• Problem to solve: Print the listing as it stands, omitting all images.

----

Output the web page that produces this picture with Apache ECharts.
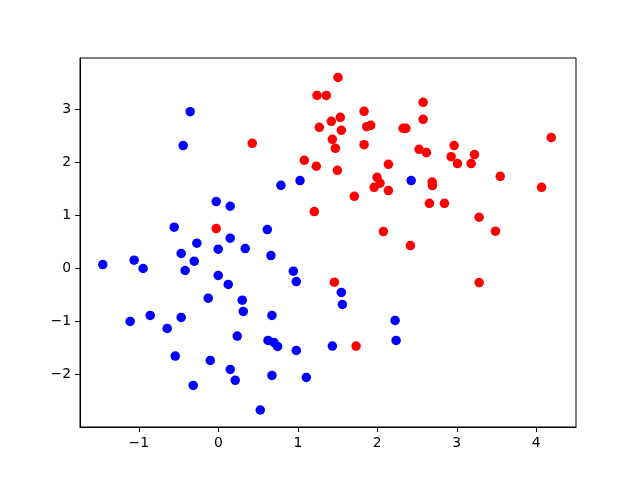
<!DOCTYPE html>
<html>
<head>
<meta charset="utf-8">
<script src="https://cdn.jsdelivr.net/npm/echarts@6/dist/echarts.min.js"></script>
<style>html,body{margin:0;padding:0;background:#fff}#c{width:640px;height:480px}</style>
</head>
<body>
<div id="c"></div>
<script>
const blueX = [-0.354,-0.442,-0.026,0.150,-0.555,0.150,-0.270,-0.467,-0.001,0.339,-1.453,-1.059,-0.946,-0.303,-0.417,-0.001,0.125,-0.127,0.301,0.314,-1.109,-0.857,-0.467,-0.643,0.238,-0.542,-0.101,0.150,0.213,-0.316,0.788,1.028,2.426,0.616,0.662,0.944,0.981,1.548,1.561,0.675,2.224,0.625,0.700,0.746,0.981,1.435,2.237,0.675,1.107,0.528];
const blueY = [2.957,2.315,1.258,1.170,0.774,0.566,0.472,0.277,0.358,0.371,0.069,0.151,-0.006,0.132,-0.044,-0.138,-0.308,-0.566,-0.604,-0.818,-1.006,-0.893,-0.931,-1.138,-1.283,-1.660,-1.742,-1.912,-2.119,-2.214,1.566,1.654,1.654,0.730,0.239,-0.057,-0.252,-0.459,-0.686,-0.893,-0.987,-1.365,-1.403,-1.478,-1.553,-1.472,-1.365,-2.025,-2.063,-2.679];
const redX = [1.506,1.242,1.359,1.834,1.422,1.535,1.271,1.548,1.867,1.918,2.325,2.359,1.435,1.472,1.834,0.427,1.082,1.233,1.498,2.140,1.997,2.035,1.960,2.140,1.711,1.208,2.077,-0.026,1.460,1.733,2.417,2.577,2.577,4.189,2.526,2.618,2.967,2.929,3.009,3.223,3.181,2.690,2.694,3.547,4.067,2.656,2.845,3.281,3.487,3.282];
const redY = [3.604,3.264,3.264,2.962,2.774,2.849,2.660,2.604,2.673,2.698,2.642,2.642,2.434,2.264,2.333,2.358,2.038,1.925,1.849,1.962,1.717,1.604,1.528,1.466,1.358,1.069,0.692,0.749,-0.264,-1.472,0.428,3.132,2.811,2.466,2.245,2.183,2.315,2.107,1.975,2.145,1.975,1.628,1.560,1.736,1.528,1.226,1.226,0.962,0.698,-0.271];
const xTicks = [-1,0,1,2,3,4];
const yTicks = [-2,-1,0,1,2,3];

const fmt = v => String(v).replace('-', '\u2212');
const font = '"DejaVu Sans", sans-serif';
function axis(ticks, min, max) {
  return {
    type: 'value', min: min, max: max,
    axisLine: {show: true, onZero: false, lineStyle: {color: '#000', width: 1}},
    axisTick: {show: true, inside: false, length: 5, customValues: ticks, lineStyle: {color: '#000', width: 1}},
    axisLabel: {show: true, customValues: ticks, formatter: fmt, color: '#000', fontFamily: font, fontSize: 13.9, margin: 9},
    splitLine: {show: false}
  };
}
const chart = echarts.init(document.getElementById('c'), null, {renderer: 'canvas'});
chart.setOption({
  animation: false,
  backgroundColor: '#fff',
  grid: {left: 80, right: 64, top: 58, bottom: 53, show: true, borderColor: '#000', borderWidth: 1, backgroundColor: 'transparent'},
  xAxis: axis(xTicks, -1.74, 4.50),
  yAxis: axis(yTicks, -3.0, 3.97),
  series: [
    {type: 'scatter', data: blueX.map((x, i) => [x, blueY[i]]), symbol: 'circle', symbolSize: 9.5, itemStyle: {color: '#0000ff', opacity: 1}},
    {type: 'scatter', data: redX.map((x, i) => [x, redY[i]]), symbol: 'circle', symbolSize: 9.5, itemStyle: {color: '#ff0000', opacity: 1}}
  ]
});
</script>
</body>
</html>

----

• Response:
Output the web page that produces this picture with Apache ECharts.
<!DOCTYPE html>
<html>
<head>
<meta charset="utf-8">
<script src="https://cdn.jsdelivr.net/npm/echarts@6/dist/echarts.min.js"></script>
<style>html,body{margin:0;padding:0;background:#fff}#c{width:640px;height:480px}</style>
</head>
<body>
<div id="c"></div>
<script>
const blueX = [-0.354,-0.442,-0.026,0.150,-0.555,0.150,-0.270,-0.467,-0.001,0.339,-1.453,-1.059,-0.946,-0.303,-0.417,-0.001,0.125,-0.127,0.301,0.314,-1.109,-0.857,-0.467,-0.643,0.238,-0.542,-0.101,0.150,0.213,-0.316,0.788,1.028,2.426,0.616,0.662,0.944,0.981,1.548,1.561,0.675,2.224,0.625,0.700,0.746,0.981,1.435,2.237,0.675,1.107,0.528];
const blueY = [2.957,2.315,1.258,1.170,0.774,0.566,0.472,0.277,0.358,0.371,0.069,0.151,-0.006,0.132,-0.044,-0.138,-0.308,-0.566,-0.604,-0.818,-1.006,-0.893,-0.931,-1.138,-1.283,-1.660,-1.742,-1.912,-2.119,-2.214,1.566,1.654,1.654,0.730,0.239,-0.057,-0.252,-0.459,-0.686,-0.893,-0.987,-1.365,-1.403,-1.478,-1.553,-1.472,-1.365,-2.025,-2.063,-2.679];
const redX = [1.506,1.242,1.359,1.834,1.422,1.535,1.271,1.548,1.867,1.918,2.325,2.359,1.435,1.472,1.834,0.427,1.082,1.233,1.498,2.140,1.997,2.035,1.960,2.140,1.711,1.208,2.077,-0.026,1.460,1.733,2.417,2.577,2.577,4.189,2.526,2.618,2.967,2.929,3.009,3.223,3.181,2.690,2.694,3.547,4.067,2.656,2.845,3.281,3.487,3.282];
const redY = [3.604,3.264,3.264,2.962,2.774,2.849,2.660,2.604,2.673,2.698,2.642,2.642,2.434,2.264,2.333,2.358,2.038,1.925,1.849,1.962,1.717,1.604,1.528,1.466,1.358,1.069,0.692,0.749,-0.264,-1.472,0.428,3.132,2.811,2.466,2.245,2.183,2.315,2.107,1.975,2.145,1.975,1.628,1.560,1.736,1.528,1.226,1.226,0.962,0.698,-0.271];
const xTicks = [-1,0,1,2,3,4];
const yTicks = [-2,-1,0,1,2,3];

const fmt = v => String(v).replace('-', '\u2212');
const font = '"DejaVu Sans", sans-serif';
function axis(ticks, min, max) {
  return {
    type: 'value', min: min, max: max,
    axisLine: {show: true, onZero: false, lineStyle: {color: '#000', width: 1}},
    axisTick: {show: true, inside: false, length: 5, customValues: ticks, lineStyle: {color: '#000', width: 1}},
    axisLabel: {show: true, customValues: ticks, formatter: fmt, color: '#000', fontFamily: font, fontSize: 13.9, margin: 9},
    splitLine: {show: false}
  };
}
const chart = echarts.init(document.getElementById('c'), null, {renderer: 'canvas'});
chart.setOption({
  animation: false,
  backgroundColor: '#fff',
  grid: {left: 80, right: 64, top: 58, bottom: 53, show: true, borderColor: '#000', borderWidth: 1, backgroundColor: 'transparent'},
  xAxis: axis(xTicks, -1.74, 4.50),
  yAxis: axis(yTicks, -3.0, 3.97),
  series: [
    {type: 'scatter', data: blueX.map((x, i) => [x, blueY[i]]), symbol: 'circle', symbolSize: 9.5, itemStyle: {color: '#0000ff', opacity: 1}},
    {type: 'scatter', data: redX.map((x, i) => [x, redY[i]]), symbol: 'circle', symbolSize: 9.5, itemStyle: {color: '#ff0000', opacity: 1}}
  ]
});
</script>
</body>
</html>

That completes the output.